Stretched Clusters¶
A stretched kMetal under cluster spans more than one site so tenant control planes stay available when a zone, data center, or region goes offline. Three deployment patterns are supported.
Pattern A — 3-zone distributed under cluster¶
All three under-cluster CP nodes sit in three separate failure zones (rooms, racks, buildings, or short-haul DC pairs). Each zone carries worker nodes for tenant VMs.
Zone 1 Zone 2 Zone 3
[ CP-1, W-1 ] [ CP-2, W-2 ] [ CP-3, W-3 ]
\ | /
\ | /
'------ ≤ 10 ms RTT ------'
- Sites needed: 3 on-prem zones.
- RTT budget: ≤ 10 ms between zones (etcd Raft is synchronous).

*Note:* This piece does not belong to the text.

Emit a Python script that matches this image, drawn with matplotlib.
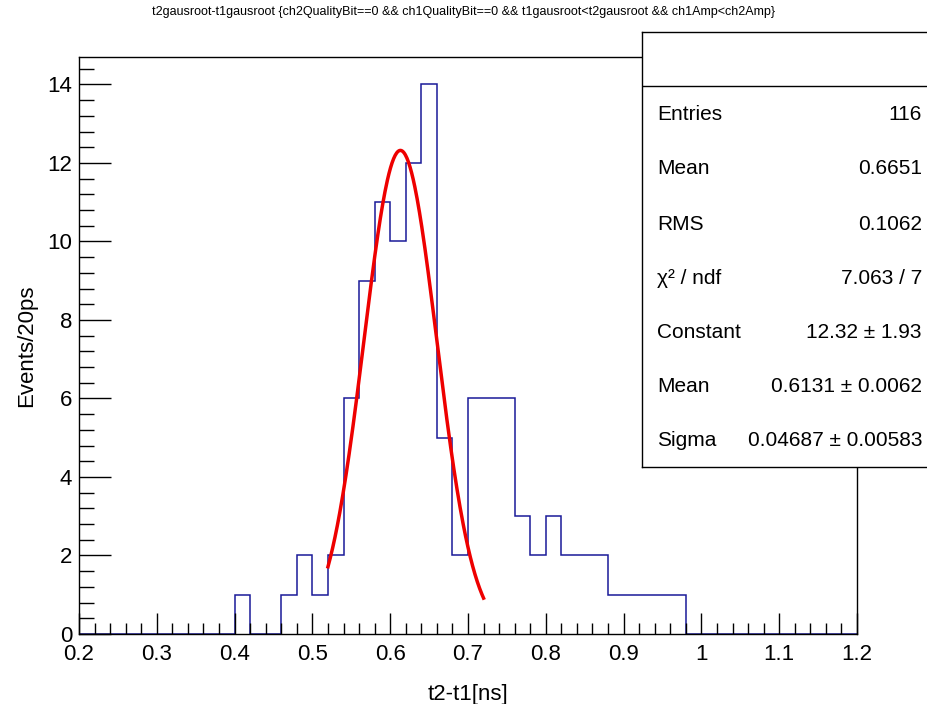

- Failure tolerance: any single zone can disappear; quorum preserved.
- Where it fits: campus-scale, multi-room data centers, co-located DC pairs with low-latency inter-site links.
Pattern B — 2 data zones + cloud arbiter¶
Two on-prem zones plus a cloud VM as the etcd arbiter.
- Sites needed: 2 on-prem + 1 cloud VM.
- RTT budget: ≤ 10 ms between the two on-prem zones; cloud arbiter tolerates higher RTT (quorum traffic only).
- Failure tolerance: any one of the three can fail.
- Where it fits: organizations with two real data centers but not three. The cloud node hosts no tenant VMs.
Pattern C — Under-cluster CP on cloud, workers on-prem¶
The under-cluster CP nodes run in a cloud region. Compute hosts running tenant VMs stay on-prem. Workers connect outbound to the cloud control plane via Konnectivity.
- Sites needed: 1 on-prem site + 1 cloud account.
- RTT budget: WAN-tolerant (worker → CP only; no synchronous Raft across the WAN).
- No inbound firewall on the on-prem side — the tunnel is initiated by the worker.
- Where it fits: edge, branch, or factory deployments where the on-prem footprint is small and the management plane runs centrally in a cloud account.
Picking a pattern¶
| Concern | Pattern A | Pattern B | Pattern C |
|---|---|---|---|
| Sites | 3 | 2 + cloud VM | 1 + cloud |
| RTT requirement (worst link) | ≤ 10 ms | ≤ 10 ms between on-prem zones | WAN-tolerant |
| Tenant data plane crosses WAN? | No | No | No |
| Fit | Metro / campus | Two-DC orgs | Edge / branch |
In all three, the under cluster's etcd is synchronously replicated across the participating zones — committed writes to tenant control planes survive site loss with zero RPO. RTO is bounded by Raft re-election plus pod re-scheduling.